=== Recorded information ===
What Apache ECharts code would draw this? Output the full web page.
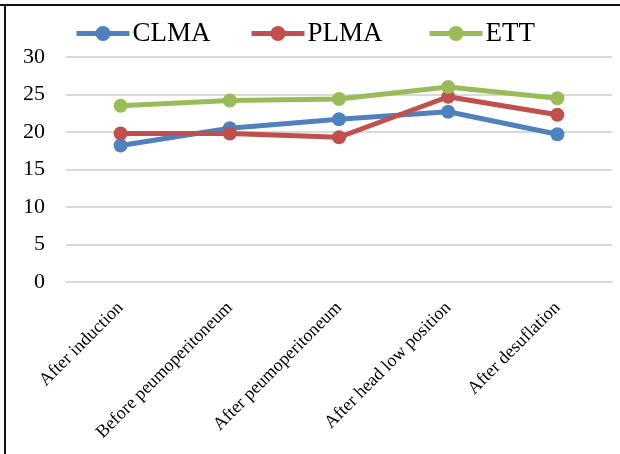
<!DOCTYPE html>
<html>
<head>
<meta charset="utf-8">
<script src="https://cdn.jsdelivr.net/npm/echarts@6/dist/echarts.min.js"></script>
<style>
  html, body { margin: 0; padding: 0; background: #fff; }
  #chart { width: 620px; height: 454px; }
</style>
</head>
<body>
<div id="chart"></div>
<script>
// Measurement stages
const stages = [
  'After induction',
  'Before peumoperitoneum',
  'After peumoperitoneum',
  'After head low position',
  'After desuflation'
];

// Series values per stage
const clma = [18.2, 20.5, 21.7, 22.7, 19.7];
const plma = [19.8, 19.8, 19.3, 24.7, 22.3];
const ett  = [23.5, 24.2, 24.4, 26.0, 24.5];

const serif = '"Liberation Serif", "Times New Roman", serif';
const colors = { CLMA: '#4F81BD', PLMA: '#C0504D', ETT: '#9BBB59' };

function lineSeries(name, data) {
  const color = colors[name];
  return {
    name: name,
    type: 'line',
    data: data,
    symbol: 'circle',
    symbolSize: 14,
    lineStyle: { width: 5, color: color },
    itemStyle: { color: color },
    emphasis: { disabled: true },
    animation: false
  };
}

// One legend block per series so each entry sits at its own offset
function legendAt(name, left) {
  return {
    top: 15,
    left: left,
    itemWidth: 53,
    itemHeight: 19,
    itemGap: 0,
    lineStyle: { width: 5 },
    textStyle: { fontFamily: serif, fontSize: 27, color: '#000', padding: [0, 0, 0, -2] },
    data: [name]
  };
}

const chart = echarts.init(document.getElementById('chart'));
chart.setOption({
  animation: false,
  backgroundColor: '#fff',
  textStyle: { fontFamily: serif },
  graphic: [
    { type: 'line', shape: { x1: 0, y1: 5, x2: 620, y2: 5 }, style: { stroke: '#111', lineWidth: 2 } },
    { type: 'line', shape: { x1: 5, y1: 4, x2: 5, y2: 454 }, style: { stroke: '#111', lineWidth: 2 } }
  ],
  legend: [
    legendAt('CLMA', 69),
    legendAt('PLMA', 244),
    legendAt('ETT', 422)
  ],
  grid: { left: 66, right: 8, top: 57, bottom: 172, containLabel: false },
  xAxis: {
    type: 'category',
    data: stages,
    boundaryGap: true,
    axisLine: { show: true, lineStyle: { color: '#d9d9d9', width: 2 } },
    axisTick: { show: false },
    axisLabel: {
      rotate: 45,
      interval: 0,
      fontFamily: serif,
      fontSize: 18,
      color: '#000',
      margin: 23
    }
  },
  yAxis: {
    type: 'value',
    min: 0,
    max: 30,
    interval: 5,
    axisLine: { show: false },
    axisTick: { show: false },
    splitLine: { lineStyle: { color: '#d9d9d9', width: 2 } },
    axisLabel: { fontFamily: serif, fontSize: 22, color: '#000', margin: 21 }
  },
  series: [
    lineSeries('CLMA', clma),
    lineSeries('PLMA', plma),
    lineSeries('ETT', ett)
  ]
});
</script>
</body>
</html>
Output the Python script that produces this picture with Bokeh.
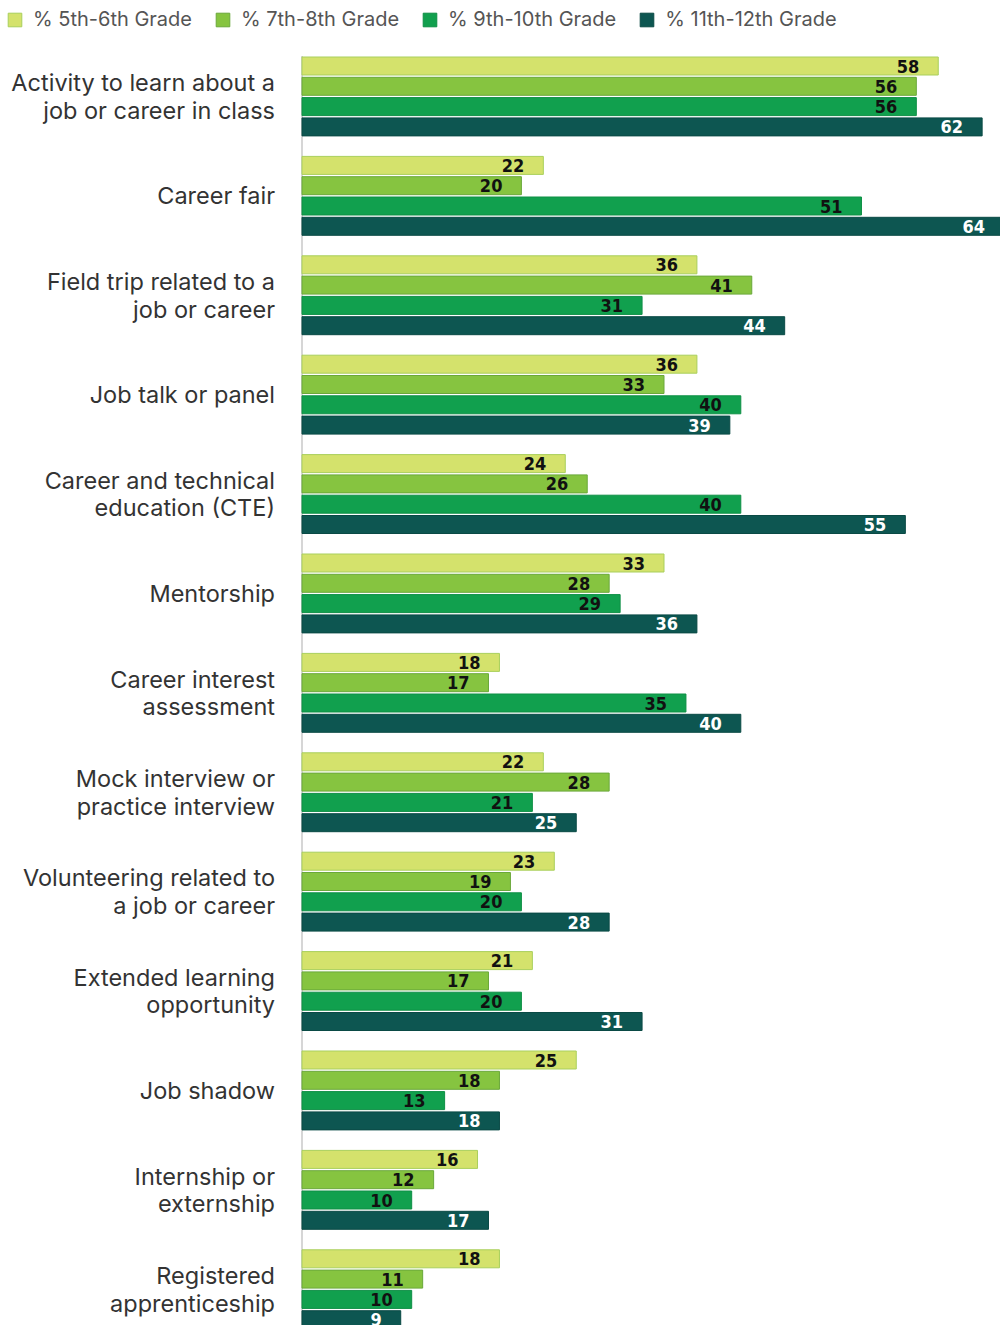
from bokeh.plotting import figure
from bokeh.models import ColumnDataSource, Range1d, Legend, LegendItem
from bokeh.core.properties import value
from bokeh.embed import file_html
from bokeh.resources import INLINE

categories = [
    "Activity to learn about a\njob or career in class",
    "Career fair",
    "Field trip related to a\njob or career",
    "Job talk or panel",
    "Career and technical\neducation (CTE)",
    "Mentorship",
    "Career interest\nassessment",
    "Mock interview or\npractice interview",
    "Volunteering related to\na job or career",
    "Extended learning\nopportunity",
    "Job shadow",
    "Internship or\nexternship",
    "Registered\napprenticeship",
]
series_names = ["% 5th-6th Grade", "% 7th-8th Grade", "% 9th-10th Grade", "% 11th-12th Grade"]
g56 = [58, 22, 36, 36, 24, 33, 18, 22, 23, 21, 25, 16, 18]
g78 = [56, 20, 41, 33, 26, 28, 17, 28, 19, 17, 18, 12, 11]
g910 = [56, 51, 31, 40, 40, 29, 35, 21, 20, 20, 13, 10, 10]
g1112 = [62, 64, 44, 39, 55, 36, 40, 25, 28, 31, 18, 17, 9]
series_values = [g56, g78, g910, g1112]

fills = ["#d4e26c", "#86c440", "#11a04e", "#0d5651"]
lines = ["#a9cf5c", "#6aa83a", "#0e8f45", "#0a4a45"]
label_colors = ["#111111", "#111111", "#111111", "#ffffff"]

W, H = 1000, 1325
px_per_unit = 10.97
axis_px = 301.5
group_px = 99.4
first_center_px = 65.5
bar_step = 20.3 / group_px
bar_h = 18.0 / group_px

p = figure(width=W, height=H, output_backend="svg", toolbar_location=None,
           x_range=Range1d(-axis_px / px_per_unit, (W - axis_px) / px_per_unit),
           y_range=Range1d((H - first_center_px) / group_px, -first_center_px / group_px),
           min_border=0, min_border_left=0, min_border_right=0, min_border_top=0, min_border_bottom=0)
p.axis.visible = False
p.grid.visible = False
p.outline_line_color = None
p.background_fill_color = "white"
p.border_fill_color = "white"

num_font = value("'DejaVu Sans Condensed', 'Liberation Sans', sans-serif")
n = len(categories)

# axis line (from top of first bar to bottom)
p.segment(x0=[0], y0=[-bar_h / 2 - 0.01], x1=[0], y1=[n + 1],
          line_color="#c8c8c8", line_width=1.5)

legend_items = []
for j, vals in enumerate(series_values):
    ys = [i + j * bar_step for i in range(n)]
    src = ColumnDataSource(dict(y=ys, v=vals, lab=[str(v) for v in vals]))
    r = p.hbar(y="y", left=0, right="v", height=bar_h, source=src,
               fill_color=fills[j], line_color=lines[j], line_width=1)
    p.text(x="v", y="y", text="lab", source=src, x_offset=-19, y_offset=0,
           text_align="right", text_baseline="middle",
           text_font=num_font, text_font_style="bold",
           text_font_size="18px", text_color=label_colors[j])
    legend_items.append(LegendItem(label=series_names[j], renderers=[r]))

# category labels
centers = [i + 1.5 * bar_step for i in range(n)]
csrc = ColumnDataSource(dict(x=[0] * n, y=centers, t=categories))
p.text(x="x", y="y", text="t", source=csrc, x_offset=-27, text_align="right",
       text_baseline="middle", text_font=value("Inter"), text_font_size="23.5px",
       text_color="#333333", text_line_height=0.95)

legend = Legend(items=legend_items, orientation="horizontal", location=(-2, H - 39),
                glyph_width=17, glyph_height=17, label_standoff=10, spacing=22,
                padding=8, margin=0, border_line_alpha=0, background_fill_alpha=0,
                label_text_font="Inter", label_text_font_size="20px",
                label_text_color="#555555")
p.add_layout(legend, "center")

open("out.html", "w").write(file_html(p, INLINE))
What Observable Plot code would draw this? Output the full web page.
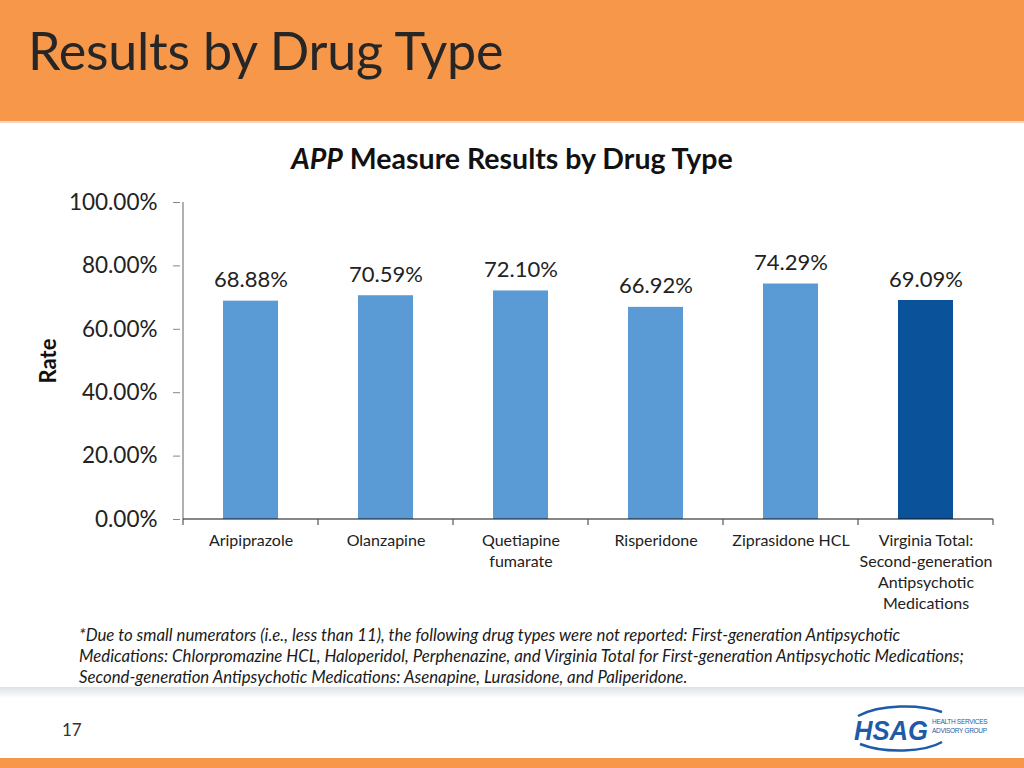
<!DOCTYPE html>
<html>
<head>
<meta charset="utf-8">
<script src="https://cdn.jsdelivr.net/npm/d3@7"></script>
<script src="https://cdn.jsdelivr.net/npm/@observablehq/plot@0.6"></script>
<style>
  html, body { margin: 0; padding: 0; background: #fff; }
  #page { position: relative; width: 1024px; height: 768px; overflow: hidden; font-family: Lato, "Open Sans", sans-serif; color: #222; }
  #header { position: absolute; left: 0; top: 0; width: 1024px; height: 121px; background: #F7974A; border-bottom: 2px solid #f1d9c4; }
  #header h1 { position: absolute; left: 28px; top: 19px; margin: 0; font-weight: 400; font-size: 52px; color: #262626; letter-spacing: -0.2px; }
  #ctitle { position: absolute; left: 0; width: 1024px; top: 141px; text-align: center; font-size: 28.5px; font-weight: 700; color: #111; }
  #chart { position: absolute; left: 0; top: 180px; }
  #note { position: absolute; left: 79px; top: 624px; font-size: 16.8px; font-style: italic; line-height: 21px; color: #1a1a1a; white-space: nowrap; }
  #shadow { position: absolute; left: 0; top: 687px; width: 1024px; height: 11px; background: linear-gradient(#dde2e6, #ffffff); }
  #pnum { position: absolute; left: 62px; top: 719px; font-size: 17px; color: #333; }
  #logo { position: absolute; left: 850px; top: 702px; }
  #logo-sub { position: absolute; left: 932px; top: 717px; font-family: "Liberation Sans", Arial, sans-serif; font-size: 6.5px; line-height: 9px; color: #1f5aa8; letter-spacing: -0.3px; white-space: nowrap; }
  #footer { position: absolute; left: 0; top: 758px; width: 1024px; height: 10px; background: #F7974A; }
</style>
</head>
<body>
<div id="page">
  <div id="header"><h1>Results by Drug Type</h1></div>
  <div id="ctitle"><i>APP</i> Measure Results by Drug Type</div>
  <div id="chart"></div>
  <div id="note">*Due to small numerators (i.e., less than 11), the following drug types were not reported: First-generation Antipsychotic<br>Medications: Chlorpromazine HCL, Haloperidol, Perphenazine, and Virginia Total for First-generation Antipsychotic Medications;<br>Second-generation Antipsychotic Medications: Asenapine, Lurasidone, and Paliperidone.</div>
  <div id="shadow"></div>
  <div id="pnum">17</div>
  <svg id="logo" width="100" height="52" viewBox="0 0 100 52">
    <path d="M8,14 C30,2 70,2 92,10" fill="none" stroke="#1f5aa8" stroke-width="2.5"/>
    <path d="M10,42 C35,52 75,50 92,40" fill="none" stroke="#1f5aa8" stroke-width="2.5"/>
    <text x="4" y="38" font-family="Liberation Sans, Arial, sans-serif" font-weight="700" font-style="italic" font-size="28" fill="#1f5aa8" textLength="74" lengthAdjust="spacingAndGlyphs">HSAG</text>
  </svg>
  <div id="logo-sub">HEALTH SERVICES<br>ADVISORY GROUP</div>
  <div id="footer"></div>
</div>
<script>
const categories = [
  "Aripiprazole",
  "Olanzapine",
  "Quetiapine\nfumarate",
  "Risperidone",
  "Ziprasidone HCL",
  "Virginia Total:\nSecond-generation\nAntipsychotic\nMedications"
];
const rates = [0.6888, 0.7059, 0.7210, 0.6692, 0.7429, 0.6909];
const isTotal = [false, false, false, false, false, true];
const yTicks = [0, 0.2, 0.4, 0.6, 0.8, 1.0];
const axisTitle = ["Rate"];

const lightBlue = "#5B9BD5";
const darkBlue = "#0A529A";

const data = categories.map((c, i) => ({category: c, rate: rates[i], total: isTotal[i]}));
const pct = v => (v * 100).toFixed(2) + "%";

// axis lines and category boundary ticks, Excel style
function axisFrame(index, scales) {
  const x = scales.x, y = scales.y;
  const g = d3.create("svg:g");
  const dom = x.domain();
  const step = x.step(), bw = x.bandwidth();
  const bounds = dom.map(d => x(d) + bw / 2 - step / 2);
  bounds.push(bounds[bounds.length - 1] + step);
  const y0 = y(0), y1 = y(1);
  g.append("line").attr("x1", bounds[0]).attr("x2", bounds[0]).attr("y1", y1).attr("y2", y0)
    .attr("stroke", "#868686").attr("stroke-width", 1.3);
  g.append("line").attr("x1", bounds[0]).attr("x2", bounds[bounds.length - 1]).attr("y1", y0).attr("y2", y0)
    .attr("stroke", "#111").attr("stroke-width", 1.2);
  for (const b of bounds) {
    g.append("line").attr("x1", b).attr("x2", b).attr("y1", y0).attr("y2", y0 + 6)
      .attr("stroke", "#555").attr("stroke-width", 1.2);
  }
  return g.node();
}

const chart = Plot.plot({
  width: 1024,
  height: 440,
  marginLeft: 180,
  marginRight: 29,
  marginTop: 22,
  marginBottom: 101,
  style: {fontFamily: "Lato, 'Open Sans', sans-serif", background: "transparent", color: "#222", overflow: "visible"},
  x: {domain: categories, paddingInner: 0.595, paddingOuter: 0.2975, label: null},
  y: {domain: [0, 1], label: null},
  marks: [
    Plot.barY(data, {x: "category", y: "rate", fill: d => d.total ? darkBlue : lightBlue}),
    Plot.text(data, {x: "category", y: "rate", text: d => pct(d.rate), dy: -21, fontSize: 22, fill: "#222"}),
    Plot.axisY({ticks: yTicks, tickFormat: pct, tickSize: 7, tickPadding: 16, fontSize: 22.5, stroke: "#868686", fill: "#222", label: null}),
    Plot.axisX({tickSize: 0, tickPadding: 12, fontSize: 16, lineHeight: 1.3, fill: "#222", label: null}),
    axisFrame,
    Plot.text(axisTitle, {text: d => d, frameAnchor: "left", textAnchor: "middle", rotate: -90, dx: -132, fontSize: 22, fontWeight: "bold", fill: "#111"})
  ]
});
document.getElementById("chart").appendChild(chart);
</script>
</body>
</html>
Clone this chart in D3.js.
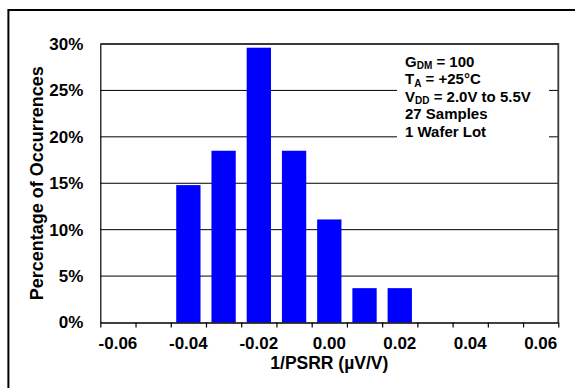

=== Required task ===
Output word for word the lines running from the one containing "Output the Python" to the one containing "from bokeh.resources import INLINE", both included, leaving out the pictures.

=== Solution to the exercise ===
Output the Python script that produces this picture with Bokeh.
from bokeh.plotting import figure
from bokeh.models import ColumnDataSource, Range1d, Legend, LegendItem
from bokeh.core.properties import value
from bokeh.embed import file_html
from bokeh.resources import INLINE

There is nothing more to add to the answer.